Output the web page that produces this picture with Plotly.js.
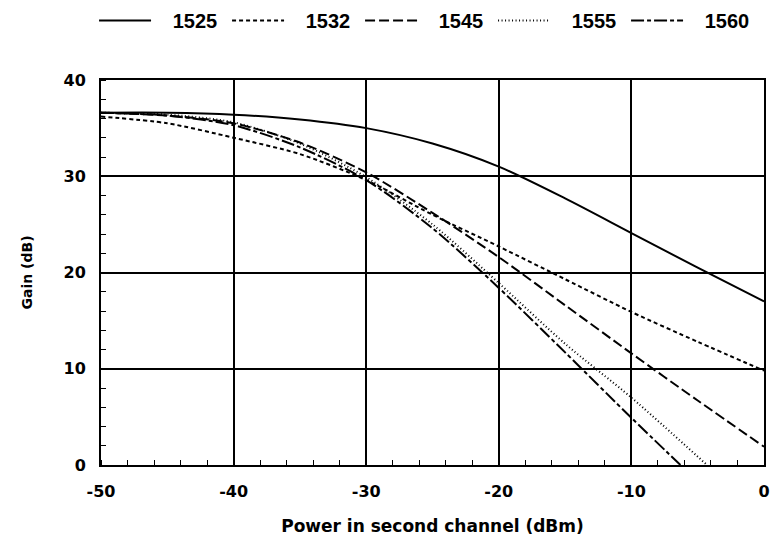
<!DOCTYPE html>
<html>
<head>
<meta charset="utf-8">
<script src="https://cdn.plot.ly/plotly-3.0.1.min.js"></script>
<style>html,body{margin:0;padding:0;background:#fff;}#chart{width:771px;height:560px;}</style>
</head>
<body>
<div id="chart"></div>
<script>
// Power in second channel (dBm)
const power = [-50, -45, -40, -35, -30, -25, -20, -15, -10, -5, 0];

const seriesNames = ["1525", "1532", "1545", "1555", "1560"];

const gain1525 = [36.6, 36.6, 36.4, 35.9, 35.0, 33.4, 31.0, 27.7, 24.1, 20.5, 17.0];
const gain1532 = [36.2, 35.5, 34.0, 32.3, 29.6, 26.0, 22.7, 19.3, 15.9, 12.8, 9.8];
const gain1545 = [36.6, 36.3, 35.5, 33.5, 30.4, 26.2, 21.6, 16.6, 11.6, 6.7, 1.9];

const power1555 = [-50, -45, -40, -35, -30, -25, -20, -15, -10, -4.3];
const gain1555 = [36.6, 36.4, 35.6, 33.4, 29.9, 25.0, 18.9, 12.6, 7.0, 0];

const power1560 = [-50, -45, -40, -35, -30, -25, -20, -15, -10, -6.3];
const gain1560 = [36.6, 36.3, 35.3, 33.0, 29.6, 24.6, 18.4, 11.7, 4.9, 0];

const xTicks = [-50, -40, -30, -20, -10, 0];
const yTicks = [0, 10, 20, 30, 40];

const FONT = "Liberation Sans, Arial, sans-serif";
const WIDE = "DejaVu Sans, Verdana, sans-serif";
const dashes = ["solid", "4px,3px", "10px,4px", "1px,2.5px", "13px,3px,4px,3px"];
const xs = [power, power, power, power1555, power1560];
const ys = [gain1525, gain1532, gain1545, gain1555, gain1560];
const PAD = "\u00a0\u00a0\u00a0";

const traces = seriesNames.map((n, i) => ({
  x: xs[i], y: ys[i], name: PAD + n, type: "scatter", mode: "lines",
  line: {color: "#000", width: 2, dash: dashes[i], shape: "spline", smoothing: 0.8},
  cliponaxis: true
}));

const layout = {
  width: 771, height: 560,
  margin: {l: 101, r: 7, t: 80, b: 95, autoexpand: false},
  paper_bgcolor: "#fff", plot_bgcolor: "#fff",
  font: {family: FONT, color: "#000", size: 16, weight: "bold"},
  showlegend: true,
  legend: {
    orientation: "h", xref: "container", yref: "container",
    x: 0.122, xanchor: "left", y: 0.998, yanchor: "top",
    entrywidth: 66, itemwidth: 52,
    font: {family: FONT, size: 20, weight: "bold", color: "#000"},
    bgcolor: "rgba(0,0,0,0)", tracegroupgap: 0
  },
  xaxis: {
    range: [-50, 0], tickvals: xTicks, ticktext: xTicks.map(String),
    showgrid: true, gridcolor: "#000", gridwidth: 2,
    showline: true, linecolor: "#000", linewidth: 2, mirror: true,
    zeroline: false, ticks: "", ticklabelstandoff: 11,
    tickfont: {family: WIDE, size: 16, weight: "bold", color: "#000"},
    minor: {dtick: 2, tick0: 0, ticks: "inside", ticklen: 5, tickcolor: "#000", tickwidth: 1, showgrid: false},
    title: {text: "Power in second channel (dBm)", standoff: 20,
            font: {family: WIDE, size: 17, weight: "bold", color: "#000"}}
  },
  yaxis: {
    range: [0, 40], tickvals: yTicks, ticktext: yTicks.map(String),
    showgrid: true, gridcolor: "#000", gridwidth: 2,
    showline: true, linecolor: "#000", linewidth: 2, mirror: true,
    zeroline: false, ticks: "", ticklabelstandoff: 10,
    tickfont: {family: WIDE, size: 16, weight: "bold", color: "#000"},
    minor: {dtick: 2, tick0: 0, ticks: "inside", ticklen: 5, tickcolor: "#000", tickwidth: 1, showgrid: false},
    title: {text: "Gain (dB)", standoff: 28,
            font: {family: WIDE, size: 14, weight: "bold", color: "#000"}}
  }
};

Plotly.newPlot("chart", traces, layout, {staticPlot: true, displayModeBar: false});
</script>
</body>
</html>
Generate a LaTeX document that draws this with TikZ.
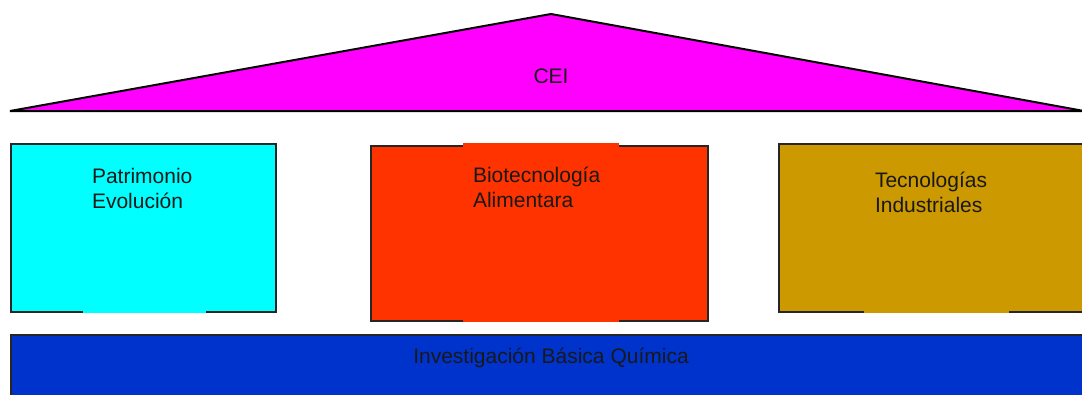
\documentclass[tikz,border=0pt]{standalone}
\usepackage{fontspec}
\setmainfont{Liberation Sans}
\definecolor{cMag}{HTML}{FF00FF}
\definecolor{cCyan}{HTML}{00FFFF}
\definecolor{cRed}{HTML}{FF3300}
\definecolor{cGold}{HTML}{CC9900}
\definecolor{cBlue}{HTML}{0033CC}
\tikzset{
  frame/.style={draw=black!85, line width=2pt, inner sep=0pt, outer sep=0pt},
  patch/.style={inner sep=0pt, outer sep=0pt, draw=none},
  lbl/.style={inner sep=0pt, outer sep=0pt, font=\fontsize{21}{25}\selectfont, text=black!90}
}
\newcommand{\twolines}[2]{\vtop{\baselineskip=25pt\hbox{#1}\hbox{#2}}}
\begin{document}
\begin{tikzpicture}[x=1pt,y=-1pt]
\useasboundingbox (0,0) rectangle (1082,394);
% roof
\draw[fill=cMag, line width=2pt, line join=miter] (10,111) -- (551,14) -- (1084,111) -- cycle;
\node[lbl] (cei) at (551,76) {CEI};
% pillars
\node[frame, fill=cCyan, minimum width=265pt, minimum height=168pt] (pat) at (143.5,227.5) {};
\node[frame, fill=cRed, minimum width=337pt, minimum height=175pt] (bio) at (539.5,233.5) {};
\node[frame, fill=cGold, minimum width=320pt, minimum height=168pt] (tec) at (939,227.5) {};
% text box patches
\node[patch, fill=cCyan, minimum width=123pt, minimum height=60pt] (patP) at (144.5,283) {};
\node[patch, fill=cRed, minimum width=156pt, minimum height=179pt] (bioP) at (541,232) {};
\node[patch, fill=cGold, minimum width=145pt, minimum height=60pt] (tecP) at (936.5,283) {};
% labels
\node[lbl, anchor=base west] (patL) at (92,183) {\twolines{Patrimonio}{Evolución}};
\node[lbl, anchor=base west] (bioL) at (473,182) {\twolines{Biotecnología}{Alimentara}};
\node[lbl, anchor=base west] (tecL) at (875,187) {\twolines{Tecnologías}{Industriales}};
% base
\node[frame, fill=cBlue, minimum width=1085pt, minimum height=70pt] (base) at (553.5,370) {};
\node[lbl] (baseL) at (551,358) {Investigación Básica Química};
\end{tikzpicture}
\end{document}
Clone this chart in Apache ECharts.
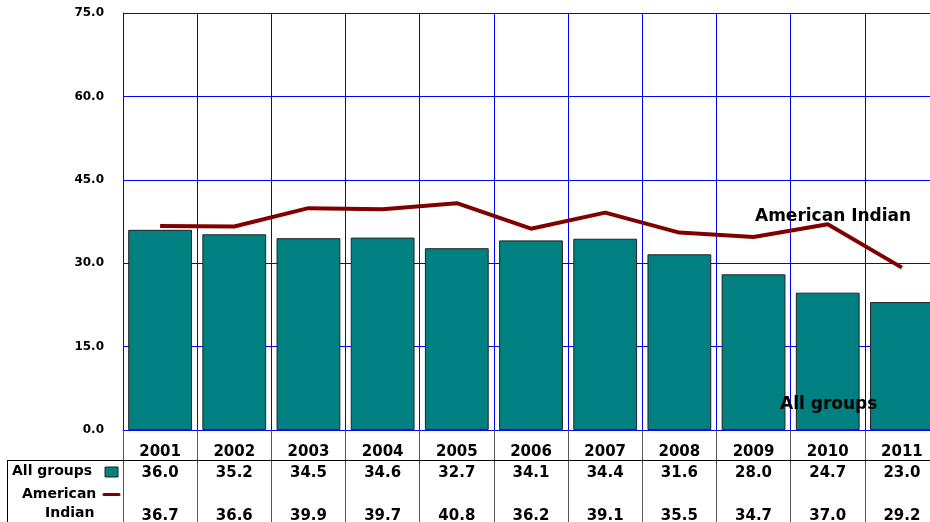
<!DOCTYPE html>
<html><head><meta charset="utf-8">
<script src="https://cdn.jsdelivr.net/npm/echarts@6/dist/echarts.min.js"></script>
<style>html,body{margin:0;padding:0;background:#fff;overflow:hidden;width:930px;height:522px}#c{width:940px;height:522px}</style>
</head><body><div id="c"></div>
<script>
const years = ['2001','2002','2003','2004','2005','2006','2007','2008','2009','2010','2011'];
const allGroups = [36.0,35.2,34.5,34.6,32.7,34.1,34.4,31.6,28.0,24.7,23.0];
const americanIndian = [36.7,36.6,39.9,39.7,40.8,36.2,39.1,35.5,34.7,37.0,29.2];
const yTicks = {min:0, max:75, interval:15};

const F = 'DejaVu Sans, Verdana, sans-serif';
const chart = echarts.init(document.getElementById('c'));
chart.setOption({
  animation:false,
  grid:{left:123, top:13, width:816, height:417, outerBoundsMode:'none'},
  xAxis:[
    {type:'category', data:years, position:'bottom',
     axisLine:{show:true, lineStyle:{color:'#0000ff', width:1}},
     axisTick:{show:true, length:92, lineStyle:{color:'#555', width:1}},
     splitLine:{show:true, lineStyle:{color:'#0000ff', width:1}},
     axisLabel:{margin:15, color:'#000', fontFamily:F, fontWeight:'bold', fontSize:15}},
    {type:'category', data:years, position:'bottom',
     axisLine:{show:false}, axisTick:{show:false},
     axisLabel:{margin:36, color:'#000', fontFamily:F, fontWeight:'bold', fontSize:15,
       formatter:(v,i)=>allGroups[i].toFixed(1)}},
    {type:'category', data:years, position:'bottom',
     axisLine:{show:false}, axisTick:{show:false},
     axisLabel:{margin:79, color:'#000', fontFamily:F, fontWeight:'bold', fontSize:15,
       formatter:(v,i)=>americanIndian[i].toFixed(1)}}
  ],
  yAxis:{type:'value', min:yTicks.min, max:yTicks.max, interval:yTicks.interval,
    axisLine:{show:true, lineStyle:{color:'#0000ff', width:1}},
    axisTick:{show:false},
    splitLine:{show:true, lineStyle:{color:'#0000ff', width:1}},
    axisLabel:{margin:19, color:'#000', fontFamily:F, fontWeight:'bold', fontSize:12,
      formatter:v=>v.toFixed(1)}},
  series:[
    {name:'All groups', type:'bar', data:allGroups, barCategoryGap:'14%',
     itemStyle:{color:'#008080', borderColor:'#222', borderWidth:1}},
    {name:'American Indian', type:'line', data:americanIndian, showSymbol:false, symbol:'none',
     lineStyle:{color:'#800000', width:4}, z:5}
  ],
  graphic:[
    {type:'line', z:100, shape:{x1:7,y1:460.5,x2:940,y2:460.5}, style:{stroke:'#000', lineWidth:1}},
    {type:'line', z:100, shape:{x1:7.5,y1:460,x2:7.5,y2:522}, style:{stroke:'#000', lineWidth:1}},
    {type:'text', z:100, left:12, top:464, style:{text:'All groups', font:'bold 14px '+F, fill:'#000'}},
    {type:'rect', z:100, shape:{x:105,y:467,width:13,height:10}, style:{fill:'#008080', stroke:'#222', lineWidth:1}},
    {type:'text', z:100, left:22, top:487, style:{text:'American', font:'bold 14px '+F, fill:'#000'}},
    {type:'line', z:100, shape:{x1:104,y1:494.5,x2:119,y2:494.5}, style:{stroke:'#800000', lineWidth:3, lineCap:'round'}},
    {type:'text', z:100, left:45, top:506, style:{text:'Indian', font:'bold 14px '+F, fill:'#000'}},
    {type:'text', z:100, left:755, top:208, style:{text:'American Indian', font:'bold 17px '+F, fill:'#000'}},
    {type:'text', z:100, left:780, top:396, style:{text:'All groups', font:'bold 17px '+F, fill:'#000'}}
  ]
});
</script></body></html>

────────────────

▶ WHAT IS EXPECTED
Everything from the first line of the listing above through the line that contains "11.7, 4.9, 0];" is to be restated word for word, minus the pictures.

▶ OUTPUT OF THE EXERCISE
Output the web page that produces this picture with Plotly.js.
<!DOCTYPE html>
<html>
<head>
<meta charset="utf-8">
<script src="https://cdn.plot.ly/plotly-3.0.1.min.js"></script>
<style>html,body{margin:0;padding:0;background:#fff;}#chart{width:771px;height:560px;}</style>
</head>
<body>
<div id="chart"></div>
<script>
// Power in second channel (dBm)
const power = [-50, -45, -40, -35, -30, -25, -20, -15, -10, -5, 0];

const seriesNames = ["1525", "1532", "1545", "1555", "1560"];

const gain1525 = [36.6, 36.6, 36.4, 35.9, 35.0, 33.4, 31.0, 27.7, 24.1, 20.5, 17.0];
const gain1532 = [36.2, 35.5, 34.0, 32.3, 29.6, 26.0, 22.7, 19.3, 15.9, 12.8, 9.8];
const gain1545 = [36.6, 36.3, 35.5, 33.5, 30.4, 26.2, 21.6, 16.6, 11.6, 6.7, 1.9];

const power1555 = [-50, -45, -40, -35, -30, -25, -20, -15, -10, -4.3];
const gain1555 = [36.6, 36.4, 35.6, 33.4, 29.9, 25.0, 18.9, 12.6, 7.0, 0];

const power1560 = [-50, -45, -40, -35, -30, -25, -20, -15, -10, -6.3];
const gain1560 = [36.6, 36.3, 35.3, 33.0, 29.6, 24.6, 18.4, 11.7, 4.9, 0];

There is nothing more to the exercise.